Before arriving in Kyoto, I had imagined how wonderful it would be to see the cherry blossoms in a rural, isolated setting -- rice paddies with maybe a pagoda or two on the skyline. Kyoto is nothing like that. While the city is a living treasury of historic temples and beautifully-tiered pagodas, it's also packed with people. Some of the people are European and (non-Japanese) Asian tourists, but mostly the city is crowded with people local to Kyoto and various other cities in Japan. I unexpectedly love it, the crowds. There's something touching about being surrounded by families, groups of friends, and other solo travellers who are all there for the same simple reason as me: to celebrate some of the beauty the world has to offer.

{The photo does not do it justice.
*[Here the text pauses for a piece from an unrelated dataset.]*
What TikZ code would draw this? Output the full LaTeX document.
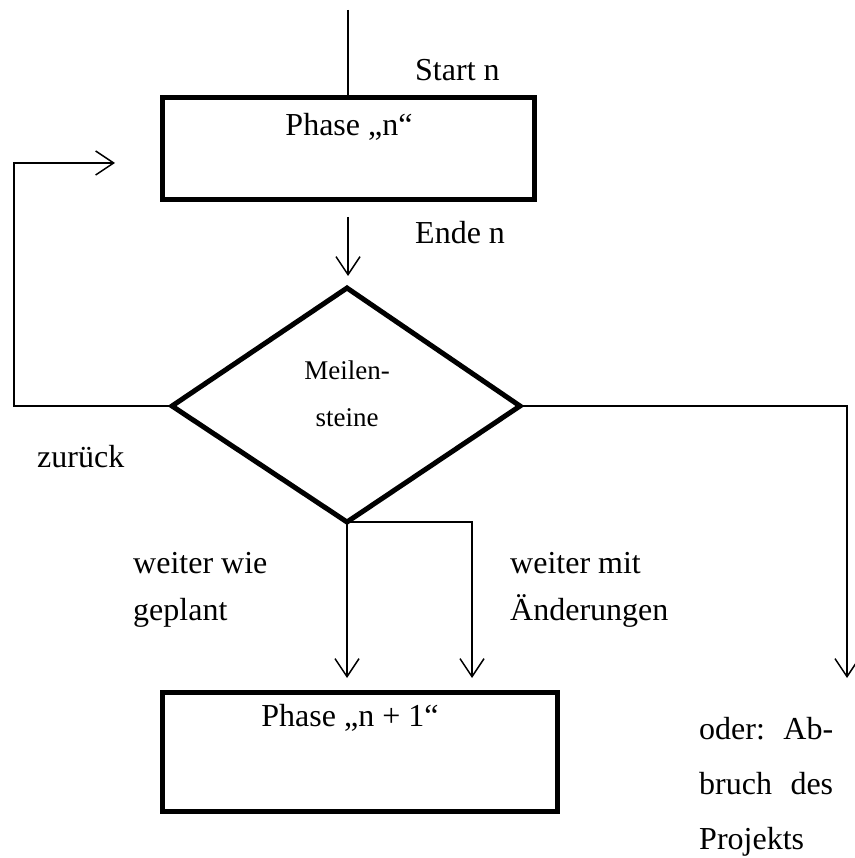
\documentclass[tikz,border=0pt]{standalone}
\usepackage{fontspec}
\setmainfont{Liberation Serif}
\usetikzlibrary{arrows.meta,shapes.geometric}
\begin{document}
\begin{tikzpicture}[x=1pt,y=-1pt,
  phasebox/.style={draw,line width=5pt,rectangle,inner sep=0pt},
  conn/.style={line width=1.5pt},
  arr/.style={conn,-{Straight Barb[length=18pt,width=24pt,line width=1.5pt]}},
  txt/.style={inner sep=0pt,font=\fontsize{32}{47}\selectfont},
  small/.style={inner sep=0pt,font=\fontsize{27}{47}\selectfont}]
\useasboundingbox (0,0) rectangle (854,858);

% phase boxes
\node[phasebox,minimum width=372pt,minimum height=102pt] (p1) at (348.5,148.5) {};
\node[phasebox,minimum width=394.5pt,minimum height=119.5pt] (p2) at (359.75,752) {};
\node[txt] (p1t) at (349,127) {Phase „n“};
\node[txt] (p2t) at (350,718) {Phase „n + 1“};

% decision diamond
\coordinate (dt) at (347,288);
\coordinate (dl) at (172,406);
\coordinate (dr) at (520,406);
\coordinate (db) at (347,522);
\draw[line width=5pt,line join=miter] (dt) -- (dr) -- (db) -- (dl) -- cycle;
\node[small,align=center] (ms) at (347,394) {Meilen-\\steine};

% incoming line and the arrow into the decision
\coordinate (top) at (348,10);
\draw[conn] (top) -- (p1.north -| top);
\coordinate (e1) at (348,217);
\coordinate (e2) at (348,276);
\draw[arr] (e1) -- (e2);
\node[txt,anchor=west] (start) at (415,70) {Start n};
\node[txt,anchor=west] (ende) at (415,233) {Ende n};

% back loop
\coordinate (lb) at (14,406);
\coordinate (lt) at (14,163);
\coordinate (la) at (115,163);
\draw[arr] (dl) -- (lb) -- (lt) -- (la);
\node[txt,anchor=west] (zur) at (37,457) {zurück};

% abort branch
\coordinate (rc) at (847,406);
\coordinate (ra) at (847,678);
\draw[arr] (dr) -- (rc) -- (ra);

% continue branches
\coordinate (a1) at (347,678);
\coordinate (bc) at (472,522);
\coordinate (a2) at (472,678);
\draw[arr] (db) -- (a1);
\draw[arr] (db) -- (bc) -- (a2);

\node[txt,anchor=west,align=left] (wwg) at (133,590) {weiter wie\\geplant};
\node[txt,anchor=west,align=left] (wma) at (510,590) {weiter mit\\Änderungen};

\node[inner sep=0pt,anchor=north west,align=left,font=\fontsize{32}{55}\selectfont] (abb) at (699,717)
  {\makebox[134pt][s]{oder: Ab-}\\\makebox[134pt][s]{bruch des}\\Projekts};
\end{tikzpicture}
\end{document}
The weeping cherry tree at Maruyama Koen is the most beautiful thing I've seen in my whole life.}

The blush-pink and starry-white cherry blossoms which indiscriminately decorate the city, next to pagodas and homes, in school yards and parks, next to rivers and on tiny, otherwise unlovely, dead-end streets, seem to offer a lesson.

We always have the choice of whether to open ourselves to the world. We've all been hurt in various ways; it's easiest to stay closed. But how much better it is to let our hearts and lives, like the wild white cherry trees, burst into blossom without holding back.


  1. How gorgeous you are in your kimono! And how lovely that the Japanese ladies are so keen on helping you! Do you speak the language?

  2. You look FANTASTIC in your kimono. I was never brave enough to wear Indian clothes while I was in India (or back home for that matter).

    The cherry blossoms are exquisite!

  3. I love your analogy of the cherry blossoms, living our lives while opening up to the world without restraint. You look so pretty in your kimono - that was very sweet of Asuka to help you get the obi just right. How long will you be in Nihon?

  4. Love this entry! Love your writing and your humor!

  5. Thanks so much for the kind words, ladies! I truly appreciate it. :D

    Sadly, Oneika, I don't speak Japanese, just the "hello, thank you, food, bathroom" spectrum that covers the essentials.

    Thanks so much Deidre! I absolutely love trying out foreign fashions.

    @Patricia -- Even though I wrote this post recently, the trip itself took place last year. But I'm planning to return to Japan at the end of August or beginning of September. I want to climb Mt. Fuji! Do you live near there?

    @Jess -- Thanks! Your support always makes me happy, dear friend.

  6. I felt like I was right there with you in this post. I love visiting places where locals look out for you. This happened to me unexpectedly in some of the places I visited in Mexico and it made for some of the most pleasant travel of my life. The kimono adjusting experience reminds me of my sari on the 2nd day of the wedding I attended in Kolkata. I had to have someone put it on for me in the afternoon, and then two women helped me adjust it at different points in the evening.

  7. Melanie, I don't live in Japan yet but I am planning on moving there to teach English after I graduate university (at the end of next year). Climbing Mt. Fuji sounds like an awesome experience, I hope you enjoy yourself when you go!